Reigning US Open champion Bryson DeChambeau has politely brushed aside Matthew Fitzpatrick’s fiery criticism of the American’s controversial new approach to the game that has the world of golf talking.
Fitzpatrick was probably still hot under the collar after doubling the last hole of his second round of the BMW PGA that would have handed him a two-shot lead in the Tour’s flagship event.
Instead the Englishman posted a round of 65 to be tied at the top with reigning Open Champion, Shane Lowry at 12-under par at the halfway stage at Wentworth.
The World No. 20 ranked Fitzpatrick was asked after his round what he thought of one of his fellow competitors, namely DeChambeau, stating post his Winged Foot success he was now striving to hit the golf ball 380-yards.
Fitzpatrick responded: “Seeing everyone is talking about it — I’m going to be biased because I’m not quite the longest, but Winged Foot, fair play to him, he won and shot 6-under, but Winged Foot, the fairways were tight as hell, and I drove it brilliantly, and I actually played pretty well, and I’m miles behind.
“He’s in the rough and miles up and he’s just hitting wedges everywhere. It just makes a bit of a mockery of it I think.
“I just looked at Shot Tracker yesterday, some of the places he hit it, and he’s cutting corners — when he’s on, there’s no point, is there. There’s no point. It doesn’t matter if I play my best, he’s going to be 50 yards in front of me off the tee, and you know, the only thing I can compete with him is putting, and that’s just ridiculous.
“I really hope the authorities do something. It’s not a skill to hit the ball a long way in my opinion. I could put on 40 pounds, go and see a biomechanist and I could gain 40 yards. That’s a fact. I could put on another two inches on my driver. I could gain that, but the skill, in my opinion, is to hit the ball straight. That’s the skill. He’s just taking the skill out of it, my opinion. I’m sure lots would disagree. It’s just, damn.”
DeChambeau had equalled the TPC Summerlin course record of 62 on the opening day of the Shriners Hospital for Children Open in Las Vegas but was not quite as explosive on day two of the $7m event in posting a four-under par 67 to move to 13-under and trail one shot behind five players atop of the board on 14-under par, with the only non-American being Scotland’s Martin Laird who carved out an eight-under par 63.
DcChambeau was asked his reaction to Fitzpatrick’s comment with the journalist reading out to the American Fitzpatrick’s quote about ‘making a mockery of the game’ and in answering, challenged his English colleague to follow in his steps.

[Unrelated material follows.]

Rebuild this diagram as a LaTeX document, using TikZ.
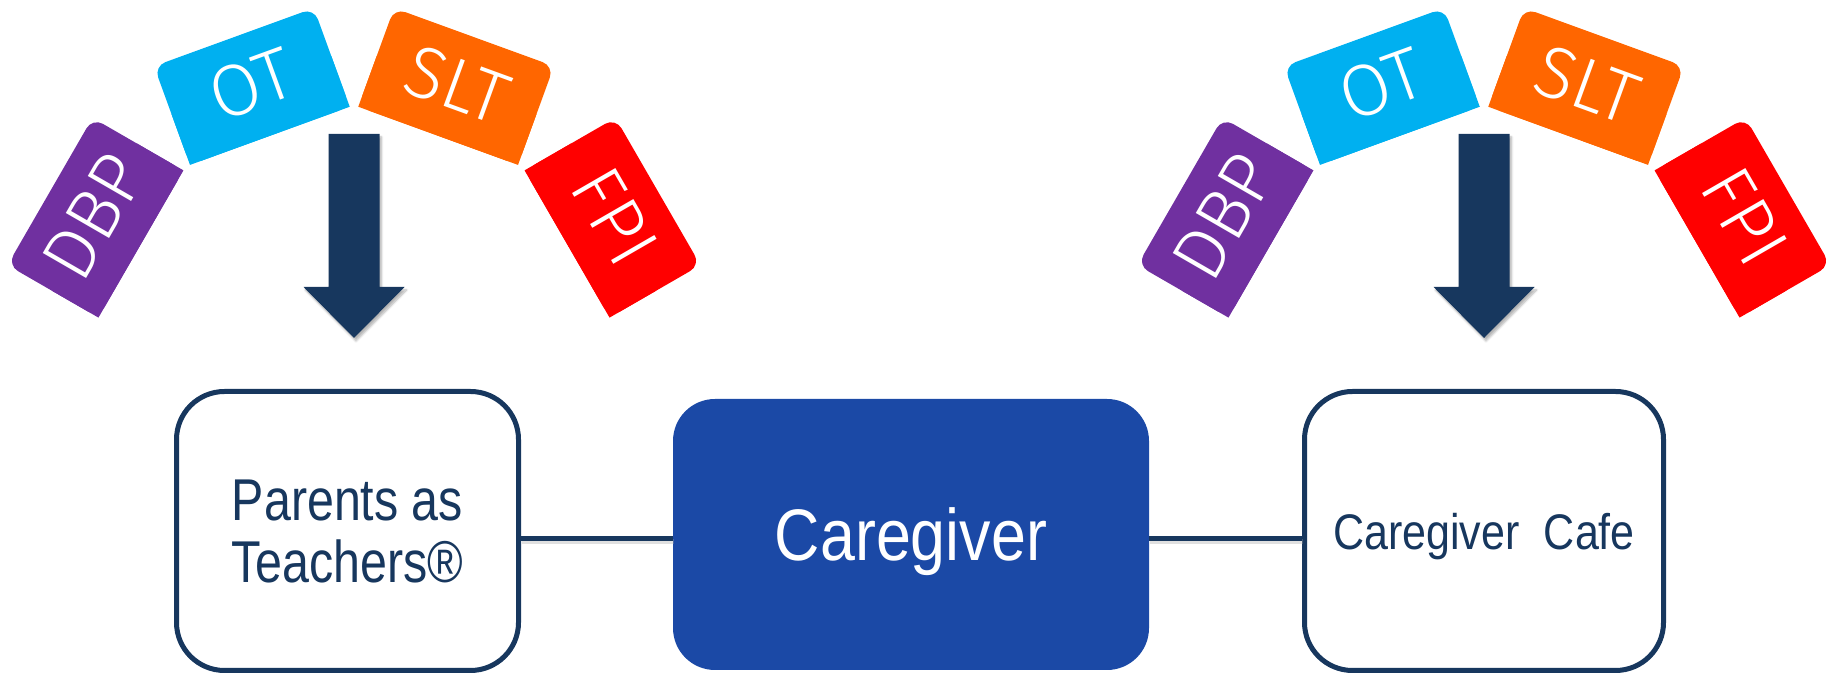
\documentclass[tikz,border=0pt]{standalone}
\usepackage{fontspec}
\setmainfont{Liberation Sans}
\newfontfamily\patfont[FakeStretch=0.82]{Liberation Sans}
\newfontfamily\cgfont[FakeStretch=0.86]{Liberation Sans}
\newfontfamily\tilefont{Fira Sans Light}
\usetikzlibrary{calc,shadows.blur}
\definecolor{navy}{HTML}{17375E}
\definecolor{cgblue}{HTML}{1B49A6}
\definecolor{dbpc}{HTML}{7030A0}
\definecolor{otc}{HTML}{00B0F0}
\definecolor{sltc}{HTML}{FF6600}
\definecolor{fpic}{HTML}{FF0000}
\begin{document}
\begin{tikzpicture}[x=1pt,y=1pt,
  outbox/.style={draw=navy, line width=5pt, fill=white, rounded corners=48pt,
    minimum height=279pt, inner sep=0pt, align=center, text=navy, text depth=0pt},
  cgboxstyle/.style={fill=cgblue, rounded corners=42pt, minimum width=476pt,
    minimum height=271pt, inner sep=0pt, text=white, text depth=0pt,
    font={\cgfont\fontsize{73}{76}\selectfont}},
  tiletext/.style={text=white, inner sep=0pt, text depth=0pt,
    font={\tilefont\fontsize{73}{76}\selectfont}},
  downarrow/.style={fill=navy, blur shadow={shadow xshift=2pt, shadow yshift=-3pt,
    shadow blur steps=6, shadow opacity=30}},
  conn/.style={draw=navy, line width=5pt,
    preaction={draw=black!35, opacity=0.35, line width=5pt, transform canvas={shift={(1pt,-3pt)}}}}
]
\useasboundingbox (0,0) rectangle (1839,674);

% fans of tiles
\foreach \cx/\side in {354/L, 1484/R}{
  \foreach \ang/\col/\lab/\nm in {60/dbpc/DBP/dbp, 20/otc/OT/ot, -20/sltc/SLT/slt, -60/fpic/FPI/fpi}{
    \begin{scope}[shift={(\cx,307)}, rotate=\ang]
      \fill[\col, rounded corners=12pt] (-85,246) rectangle (85,351);
      \fill[\col] (-85,246) rectangle (85,300);
      \node[tiletext, rotate=\ang] (\side\nm) at (0,301) {\lab};
    \end{scope}
  }
  % arrow
  \begin{scope}[shift={(\cx,0)}]
    \fill[downarrow] (-25.5,540) -- (25.5,540) -- (25.5,387) -- (50.5,387)
      -- (0,336) -- (-50.5,387) -- (-25.5,387) -- cycle;
  \end{scope}
}

% boxes
\node[outbox, minimum width=342pt, font={\patfont\fontsize{59}{62}\selectfont}]
  (pat) at (347.5,143) {Parents as\\Teachers®};
\node[cgboxstyle] (cg) at (911,139.5) {Caregiver};
\node[outbox, minimum width=359pt, font={\cgfont\fontsize{50}{54}\selectfont}]
  (cafe) at (1484,143) {Caregiver\hspace{0.25em} Cafe};

% connectors
\coordinate (ly) at (0,135);
\draw[conn] (pat.east |- ly) -- (cg.west |- ly);
\draw[conn] (cg.east |- ly) -- (cafe.west |- ly);
\end{tikzpicture}
\end{document}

“I appreciate that comment. It’s a compliment to me honestly. A year ago I wasn’t hitting it anywhere near as far as I am today. It took a lot of work, a lot of hours to work through the night to figure out a lot of this stuff,” said DeChambeau.

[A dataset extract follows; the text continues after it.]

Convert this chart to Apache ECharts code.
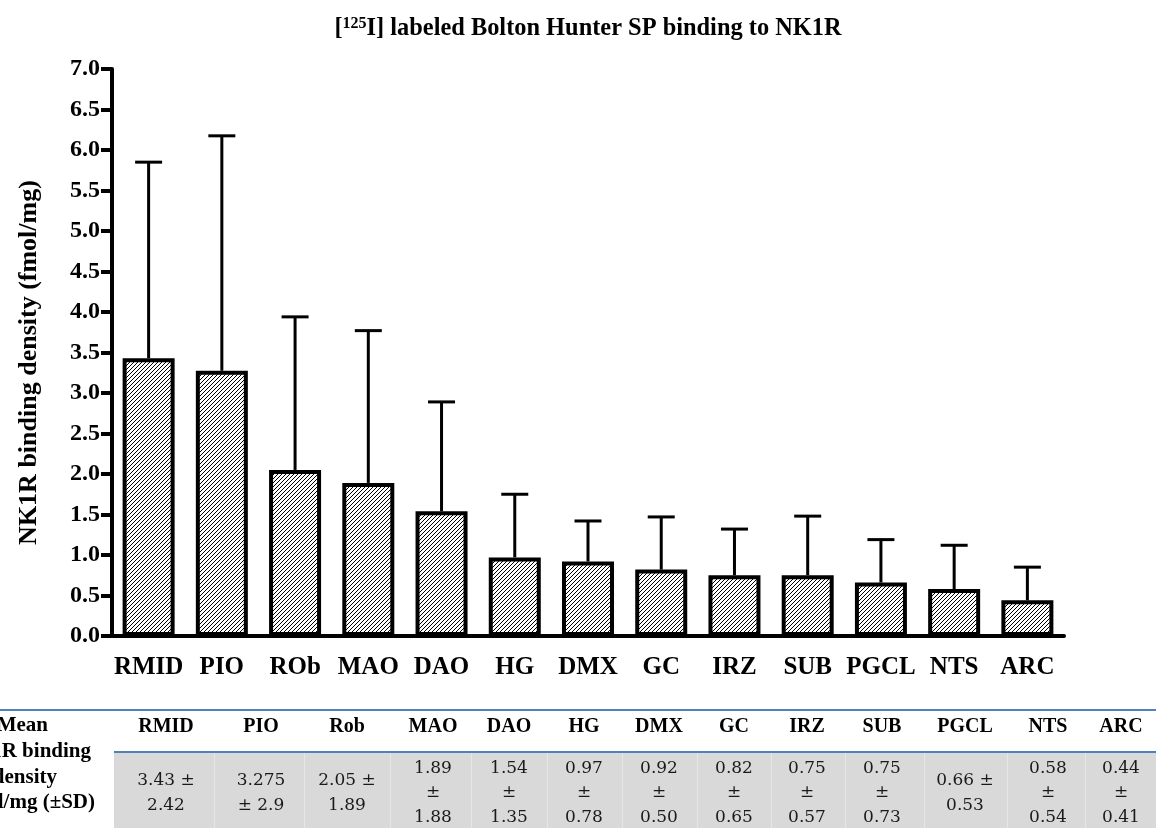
<!DOCTYPE html>
<html>
<head>
<meta charset="utf-8">
<script src="https://cdn.jsdelivr.net/npm/echarts@6/dist/echarts.min.js"></script>
<style>
html,body{margin:0;padding:0;background:#fff;}
#chart{width:1156px;height:828px;}
</style>
</head>
<body>
<div id="chart"></div>
<script>
// ---- data ----
const categories = ['RMID','PIO','ROb','MAO','DAO','HG','DMX','GC','IRZ','SUB','PGCL','NTS','ARC'];
const means = [3.43, 3.275, 2.05, 1.89, 1.54, 0.97, 0.92, 0.82, 0.75, 0.75, 0.66, 0.58, 0.44];
const sds   = [2.42, 2.9, 1.89, 1.88, 1.35, 0.78, 0.50, 0.65, 0.57, 0.73, 0.53, 0.54, 0.41];
const tableHeaders = ['RMID','PIO','Rob','MAO','DAO','HG','DMX','GC','IRZ','SUB','PGCL','NTS','ARC'];
const tableCells = [
  ['3.43 ±','2.42'], ['3.275','± 2.9'], ['2.05 ±','1.89'],
  ['1.89','±','1.88'], ['1.54','±','1.35'], ['0.97','±','0.78'],
  ['0.92','±','0.50'], ['0.82','±','0.65'], ['0.75','±','0.57'],
  ['0.75','±','0.73'], ['0.66 ±','0.53'], ['0.58','±','0.54'], ['0.44','±','0.41']
];
const rowLabelLines = ['Mean','NK1R binding','density','fmol/mg (±SD)'];
const titleText = '[{sup|125}I] labeled Bolton Hunter SP binding to NK1R';
const yAxisName = 'NK1R binding density (fmol/mg)';

// ---- layout / style ----
const SERIF = '"Liberation Serif","Times New Roman",serif';
const VALSERIF = '"DejaVu Serif",serif';

function hatch(){
  const s = 4, c = document.createElement('canvas');
  c.width = s; c.height = s;
  const g = c.getContext('2d');
  g.fillStyle = '#fff'; g.fillRect(0,0,s,s);
  g.strokeStyle = '#000'; g.lineWidth = 1.0;
  g.beginPath();
  g.moveTo(-1, s+1); g.lineTo(s+1, -1);
  g.moveTo(-1, 1); g.lineTo(1, -1);
  g.moveTo(s-1, s+1); g.lineTo(s+1, s-1);
  g.stroke();
  return c;
}

const chart = echarts.init(document.getElementById('chart'), null, {renderer:'canvas'});

const colCenters = [166,261,347,433,509,584,659,734,807,882,965,1048,1121];
const graphics = [];
graphics.push({type:'rect', shape:{x:114,y:752,width:1042,height:80}, style:{fill:'#d9d9d9'}, silent:true});
for (let i=0;i<colCenters.length-1;i++){
  const x = Math.round((colCenters[i]+colCenters[i+1])/2)+0.5;
  graphics.push({type:'line', shape:{x1:x,y1:752,x2:x,y2:828}, style:{stroke:'#e6e6e6',lineWidth:1}, silent:true});
}
graphics.push({type:'line', shape:{x1:0,y1:710,x2:1156,y2:710}, style:{stroke:'#4f81bd',lineWidth:2}, silent:true});
graphics.push({type:'line', shape:{x1:114,y1:752,x2:1156,y2:752}, style:{stroke:'#4f81bd',lineWidth:2}, silent:true});
tableHeaders.forEach((h,i)=>{
  graphics.push({type:'text', x:colCenters[i], y:727, style:{text:h, font:'bold 20px '+SERIF, fill:'#000', textAlign:'center', textVerticalAlign:'middle'}, silent:true});
});
tableCells.forEach((lines,i)=>{
  graphics.push({type:'text', x:colCenters[i], y:793, style:{text:lines.join('\n'), font:'17px '+VALSERIF, lineHeight:24.5, fill:'#1a1a1a', textAlign:'center', textVerticalAlign:'middle'}, silent:true});
});
const rowRight = [48, 91, 57, 95];
const rowY = [726, 752, 778, 803];
rowLabelLines.forEach((t,i)=>{
  graphics.push({type:'text', x:rowRight[i], y:rowY[i], style:{text:t, font:'bold 21px '+SERIF, fill:'#000', textAlign:'right', textVerticalAlign:'middle'}, silent:true});
});

const option = {
  backgroundColor:'#fff',
  animation:false,
  title:{
    text:titleText, left:583, top:11, textAlign:'center',
    textStyle:{fontFamily:SERIF, fontWeight:'bold', fontSize:24.4, color:'#000',
      rich:{sup:{fontFamily:SERIF, fontWeight:'bold', fontSize:16, color:'#000', verticalAlign:'top', padding:[0,0,10,0]}}}
  },
  grid:{left:112, right:92, top:69, bottom:192},
  xAxis:{
    type:'category', data:categories,
    axisLine:{lineStyle:{color:'#000', width:4}},
    axisTick:{alignWithLabel:true, length:12, lineStyle:{color:'#000', width:4}},
    axisLabel:{interval:0, color:'#000', fontFamily:SERIF, fontWeight:'bold', fontSize:25, margin:19}
  },
  yAxis:{
    type:'value', min:0, max:7, interval:0.5,
    name:yAxisName, nameLocation:'middle', nameGap:70, nameRotate:90,
    nameTextStyle:{color:'#000', fontFamily:SERIF, fontWeight:'bold', fontSize:26, padding:[0,20,0,0]},
    axisLine:{show:true, lineStyle:{color:'#000', width:4}},
    axisTick:{show:true, length:11, lineStyle:{color:'#000', width:4}},
    axisLabel:{color:'#000', fontFamily:SERIF, fontWeight:'bold', fontSize:24, margin:12,
      formatter:v=>v.toFixed(1)},
    splitLine:{show:false}
  },
  series:[
    {
      type:'custom', z:1,
      data:means.map((m,i)=>[i, m, m+sds[i]]),
      renderItem:function(params, api){
        const x = api.value(0);
        const p0 = api.coord([x, api.value(1)]);
        const p1 = api.coord([x, api.value(2)]);
        const half = 13.5;
        return {type:'group', children:[
          {type:'line', shape:{x1:p0[0],y1:p0[1],x2:p1[0],y2:p1[1]}, style:{stroke:'#000', lineWidth:3}},
          {type:'line', shape:{x1:p1[0]-half,y1:p1[1],x2:p1[0]+half,y2:p1[1]}, style:{stroke:'#000', lineWidth:3}}
        ]};
      }
    },
    {
      type:'bar', z:2, data:means, barWidth:52,
      itemStyle:{color:{image:hatch(), repeat:'repeat'}, borderColor:'#000', borderWidth:4}
    }
  ],
  graphic:graphics
};
chart.setOption(option);
</script>
</body>
</html>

“I would say it actually takes more skill to do what I’m doing, and albeit I may have — my fairway percentages are a little bit down, I still believe I’m hitting it straighter than what I was last year with the distances that I was hitting back then.

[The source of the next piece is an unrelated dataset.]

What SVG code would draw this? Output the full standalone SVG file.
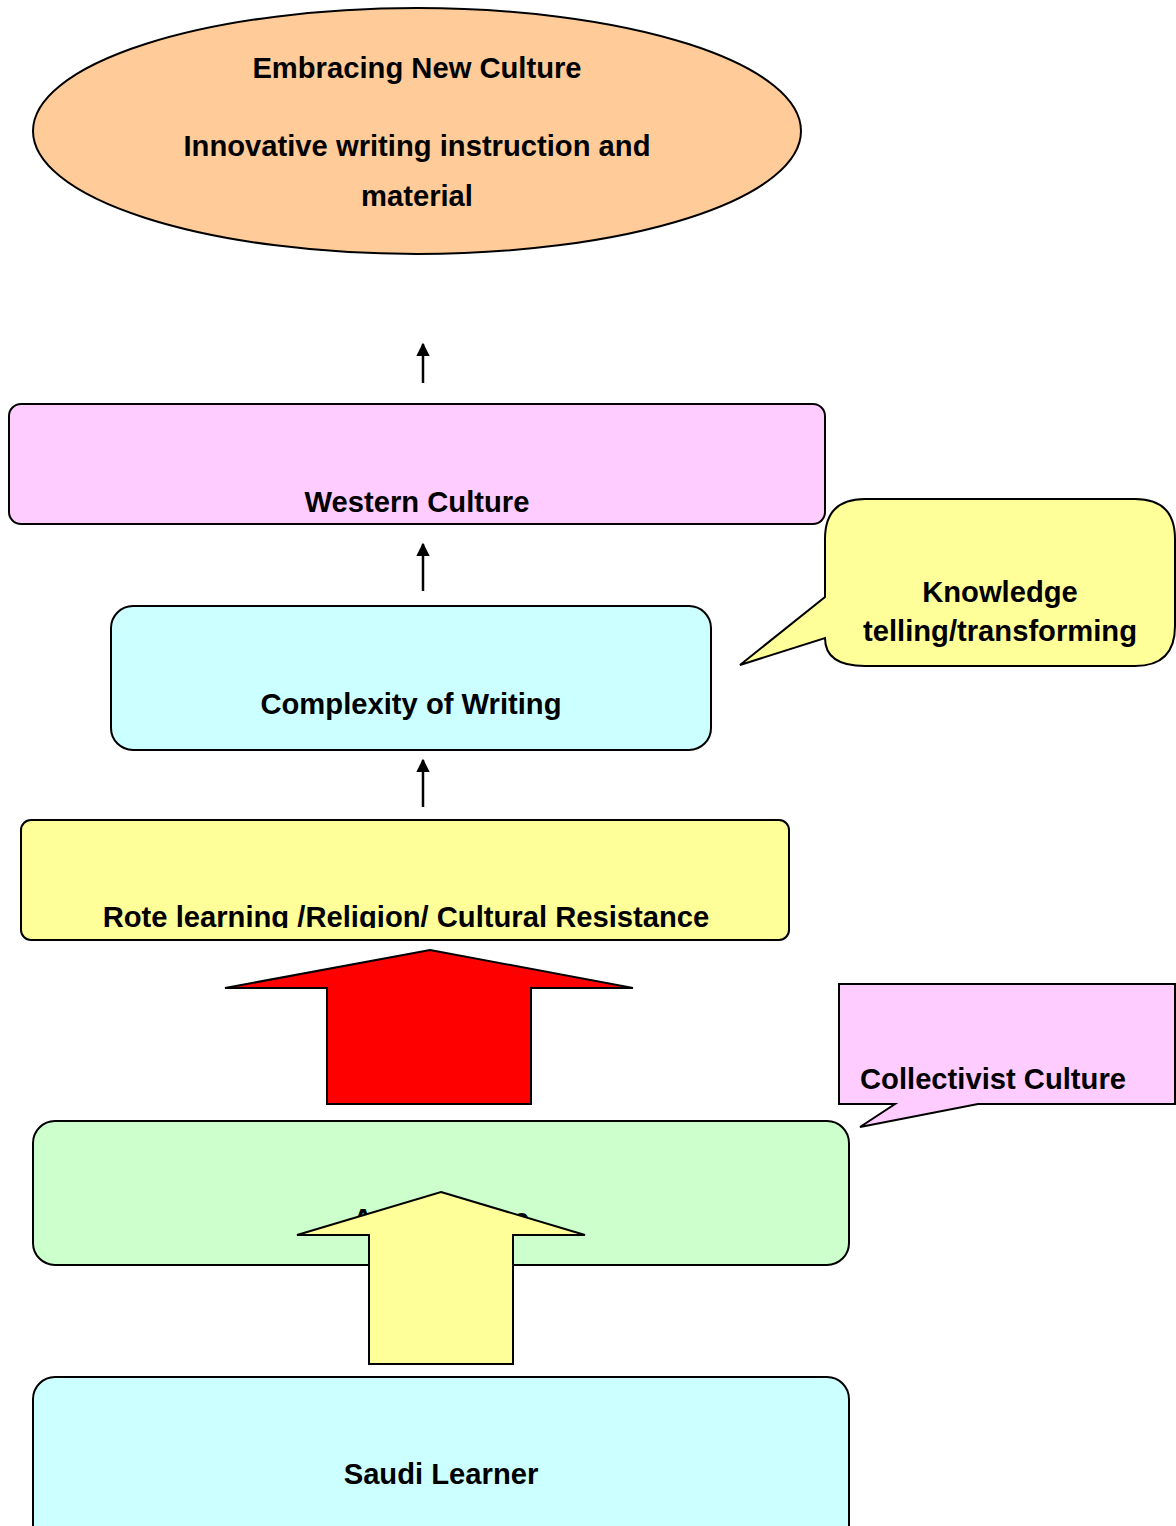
<svg xmlns="http://www.w3.org/2000/svg" width="1176" height="1526" viewBox="0 0 1176 1526">
<defs>
<style>
.t{font-family:"Liberation Sans",Arial,sans-serif;font-weight:bold;font-size:29.2px;fill:#000;text-anchor:middle}
.s{stroke:#000;stroke-width:2}
.c{stroke:#000;stroke-width:2.5;fill:none}
</style>
<marker id="ah" viewBox="0 0 10 10" refX="9" refY="5" markerWidth="5.5" markerHeight="5.5" orient="auto" markerUnits="strokeWidth">
<path d="M0,0 L10,5 L0,10 z" fill="#000"/>
</marker>
<clipPath id="cw"><rect x="9" y="404" width="816" height="109"/></clipPath>
<clipPath id="cr"><rect x="21" y="820" width="768" height="108"/></clipPath>
</defs>
<rect width="1176" height="1526" fill="#fff"/>
<g id="embracing">
<ellipse class="s" cx="417" cy="131" rx="384" ry="123" fill="#FFCC99"/>
<text class="t" x="417" y="78">Embracing New Culture</text>
<text class="t" x="417" y="156">Innovative writing instruction and</text>
<text class="t" x="417" y="206">material</text>
</g>
<g id="western">
<rect class="s" x="9" y="404" width="816" height="120" rx="12" fill="#FFCCFF"/>
<text class="t" x="417" y="512" clip-path="url(#cw)">Western Culture</text>
</g>
<g id="complexity">
<rect class="s" x="111" y="606" width="600" height="144" rx="22" fill="#CCFFFF"/>
<text class="t" x="411" y="714">Complexity of Writing</text>
</g>
<g id="knowledge">
<path class="s" d="M865,499 H1135 Q1175,499 1175,539 V626 Q1175,666 1135,666 H865 Q825,666 825,638 L740,665 L825,597 V539 Q825,499 865,499 Z" fill="#FFFF99"/>
<text class="t" x="1000" y="602">Knowledge</text>
<text class="t" x="1000" y="641">telling/transforming</text>
</g>
<g id="rote">
<rect class="s" x="21" y="820" width="768" height="120" rx="10" fill="#FFFF99"/>
<text class="t" x="406" y="927" clip-path="url(#cr)">Rote learning /Religion/ Cultural Resistance</text>
</g>
<g id="collectivist">
<path class="s" d="M839,984 H1175 V1104 H978 L860,1127 L895,1104 H839 Z" fill="#FFCCFF"/>
<text class="t" x="860" y="1089" style="text-anchor:start">Collectivist Culture</text>
</g>
<g id="arab">
<rect class="s" x="33" y="1121" width="816" height="144" rx="22" fill="#CCFFCC"/>
<text class="t" x="441" y="1229">Arab Culture</text>
</g>
<g id="saudi">
<rect class="s" x="33" y="1377" width="816" height="170" rx="22" fill="#CCFFFF"/>
<text class="t" x="441" y="1484">Saudi Learner</text>
</g>
<g id="connectors">
<line class="c" x1="423" y1="383" x2="423" y2="344" marker-end="url(#ah)"/>
<line class="c" x1="423" y1="591" x2="423" y2="544" marker-end="url(#ah)"/>
<line class="c" x1="423" y1="807" x2="423" y2="760" marker-end="url(#ah)"/>
<path class="s" d="M430,950 L633,988 H531 V1104 H327 V988 H225 Z" fill="#FF0000"/>
<path class="s" d="M441,1192 L585,1235 H513 V1364 H369 V1235 H297 Z" fill="#FFFF99"/>
</g>
</svg>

“So I actually appreciate those comments. I think he’s looking out for a certain set of players, and I appreciate that. My whole goal is to play the best golf I possibly can, and this game has given me the opportunity to showcase something pretty special.
“I feel like I’ve started to go down a path that’s allowed me to have an advantage over everyone, and I think that is a skill set when you look at it. For me out there today, I was still able to hit a lot of fairways at 360 yards. That’s tough to do with drivers.
“If anything, it’s more difficult to hit more fairways the way I’m doing it with the rules the way it is today. It’s more built for players like Matthew Fitzpatrick and his distances and players like that.
“So from my perspective, I think it takes a little bit more skill to do what I’m doing, and that’s why there are only a few people doing it out here.
“You know, I actually appreciate it, because I would love to have a conversation with him about it and say, Hey, man, I would love to help out. Why couldn’t you do it, too? You see Rory and DJ doing the same thing, too. They’re seeing that distinct advantage, and I feel like it’s great for the game of golf.
“I don’t think it takes less skill. I’m still putting it great; still wedging it mediocre, the same, maybe a little bit better. It shows out here that I’m still hitting fairways.
“Yeah, I do hit a couple errant shots like on 9 today, but I do hit a lot of fairways, I still hit great irons, and I make a lot of putts. I still think there is a lot of skill in that.”
It seems every week now since the US Open more and more players are being asked to comment on the impact DeChambeau is making on the game.
No doubt, those charged with administering the game continue to note all that is being said.
The next chapter of the nightmare for those administrators will unfold starting on 12th November when DeChambeau tees-up in a fourth Masters appearance.